Held: The appeal was dismissed.

The appellant’s real complaint was that the inspector did not consider the planning merits of his alternative proposal. The appellant was not seeking approval for the use enforced against, namely use as a restaurant, drinking establishment and nightclub, but was instead seeking approval for a different use as a restaurant and drinking establishment. That outcome could not be achieved by means of an appeal on ground (f) in the absence of a ground (a) appeal and a deemed application for planning permission.

There was a substantial difference in scope between appeals on ground (a) and appeals on the second limb of ground (f). That difference had not been reduced by the changes to the statutory scheme introduced by the Localism Act 2011, including the amendment to section 177(5), the effect of which was that, in England, there was now no deemed application for planning permission unless an appeal had been made on ground (a). The legislative intent was to avoid the general planning merits of alternative proposals being assessed in an enforcement notice appeal when no appeal had been made on ground (a) and there was no deemed application for planning permission.

The requirements in an enforcement notice might, and often would, serve both the purpose of remedying a breach of planning control, which was the purpose in section 173(4)(a), and the purpose of remedying any injury to amenity, which was the purpose in section 173(4)(b).
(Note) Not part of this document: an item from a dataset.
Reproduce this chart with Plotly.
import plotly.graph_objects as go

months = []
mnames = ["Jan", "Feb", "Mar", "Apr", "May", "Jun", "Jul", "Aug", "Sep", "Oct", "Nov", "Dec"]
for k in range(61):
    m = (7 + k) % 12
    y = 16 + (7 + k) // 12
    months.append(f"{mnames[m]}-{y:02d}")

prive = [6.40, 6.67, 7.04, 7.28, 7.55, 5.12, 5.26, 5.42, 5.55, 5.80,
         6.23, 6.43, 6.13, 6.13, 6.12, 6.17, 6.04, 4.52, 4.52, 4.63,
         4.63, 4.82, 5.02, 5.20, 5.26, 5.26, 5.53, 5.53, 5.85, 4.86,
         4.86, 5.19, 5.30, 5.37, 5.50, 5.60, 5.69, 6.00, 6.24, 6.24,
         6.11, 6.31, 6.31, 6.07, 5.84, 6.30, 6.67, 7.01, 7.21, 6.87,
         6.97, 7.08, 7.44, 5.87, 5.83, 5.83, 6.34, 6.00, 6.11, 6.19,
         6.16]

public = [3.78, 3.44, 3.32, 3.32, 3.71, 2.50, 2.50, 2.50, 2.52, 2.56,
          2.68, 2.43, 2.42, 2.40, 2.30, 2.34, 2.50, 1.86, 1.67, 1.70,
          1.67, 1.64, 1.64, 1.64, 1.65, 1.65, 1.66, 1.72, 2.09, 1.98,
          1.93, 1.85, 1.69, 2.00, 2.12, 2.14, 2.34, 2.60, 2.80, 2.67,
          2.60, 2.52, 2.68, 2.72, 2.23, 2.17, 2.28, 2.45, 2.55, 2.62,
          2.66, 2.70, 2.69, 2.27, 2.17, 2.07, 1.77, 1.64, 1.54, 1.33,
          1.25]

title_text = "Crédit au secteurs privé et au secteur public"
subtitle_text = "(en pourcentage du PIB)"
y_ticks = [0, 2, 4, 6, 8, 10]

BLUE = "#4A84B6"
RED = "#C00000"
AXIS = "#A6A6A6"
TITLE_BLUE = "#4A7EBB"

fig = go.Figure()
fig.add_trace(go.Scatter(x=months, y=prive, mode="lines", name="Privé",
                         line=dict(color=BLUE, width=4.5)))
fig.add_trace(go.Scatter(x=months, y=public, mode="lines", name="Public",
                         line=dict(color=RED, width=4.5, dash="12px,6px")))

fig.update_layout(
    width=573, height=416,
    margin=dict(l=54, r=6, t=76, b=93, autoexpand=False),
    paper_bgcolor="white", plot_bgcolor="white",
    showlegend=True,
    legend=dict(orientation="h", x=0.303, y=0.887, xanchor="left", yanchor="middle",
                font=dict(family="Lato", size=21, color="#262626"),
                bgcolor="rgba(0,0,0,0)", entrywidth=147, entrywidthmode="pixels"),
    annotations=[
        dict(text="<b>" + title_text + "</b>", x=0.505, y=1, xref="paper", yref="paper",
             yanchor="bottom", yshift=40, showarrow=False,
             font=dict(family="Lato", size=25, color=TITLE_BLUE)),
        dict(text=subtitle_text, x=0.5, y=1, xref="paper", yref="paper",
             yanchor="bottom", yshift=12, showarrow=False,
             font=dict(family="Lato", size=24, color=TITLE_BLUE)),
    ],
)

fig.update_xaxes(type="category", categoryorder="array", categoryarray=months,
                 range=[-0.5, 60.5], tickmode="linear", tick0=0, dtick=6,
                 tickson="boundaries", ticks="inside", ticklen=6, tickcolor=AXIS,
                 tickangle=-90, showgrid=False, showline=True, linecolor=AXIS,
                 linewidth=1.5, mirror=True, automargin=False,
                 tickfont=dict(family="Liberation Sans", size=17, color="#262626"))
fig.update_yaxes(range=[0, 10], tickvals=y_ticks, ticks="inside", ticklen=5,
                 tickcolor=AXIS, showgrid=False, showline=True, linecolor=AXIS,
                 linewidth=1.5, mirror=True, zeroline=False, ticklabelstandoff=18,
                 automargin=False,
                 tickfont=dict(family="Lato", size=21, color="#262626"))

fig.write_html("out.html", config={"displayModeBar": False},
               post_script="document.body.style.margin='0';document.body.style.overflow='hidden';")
In many cases, planning objections to the development would remain even if any injury to amenity caused by it was eliminated. If an appeal could be considered on ground (f) alone, on the basis that a requirement in the enforcement notice exceeded what was necessary to remedy any injury to amenity, but if the planning objections addressed by that requirement were not limited to any injury to amenity, then making the appeal good would still not justify quashing or varying the notice.

Accordingly, an appeal on ground (f), on the basis that a requirement in the notice exceeded what was necessary to remedy any injury to amenity caused by the relevant breach of planning control, could be entertained in the absence of an appeal on ground (a) only if that requirement was addressed solely at remedying any injury to amenity.

The planning harm which the second respondents had identified in their reasons for issuing the notice were not concerned merely with injury to amenity but extended to other planning considerations. The inspector had been entitled to conclude that he could not take account of the general planning considerations raised in the appeal since they were more appropriate to an appeal on ground (a): Ioannou v Secretary of State for Communities and Local Government [2014] EWCA Civ 1432; [2015] EGLR 10 and Secretary of State for the Environment, Transport and the Regions v Wyatt Brothers (Oxford) Ltd [2001] EWCA Civ 1560; [2002] PLCR 18; [2001] PLSCS 229 applied.

Jonathan Wills (instructed by Horsey Lightly Flynn, of Bournemotuh) appeared for the appellant; Estelle Dehon (instructed by the Government Legal Department) appeared for the first respondent; the second respondents did not appear and were not represented.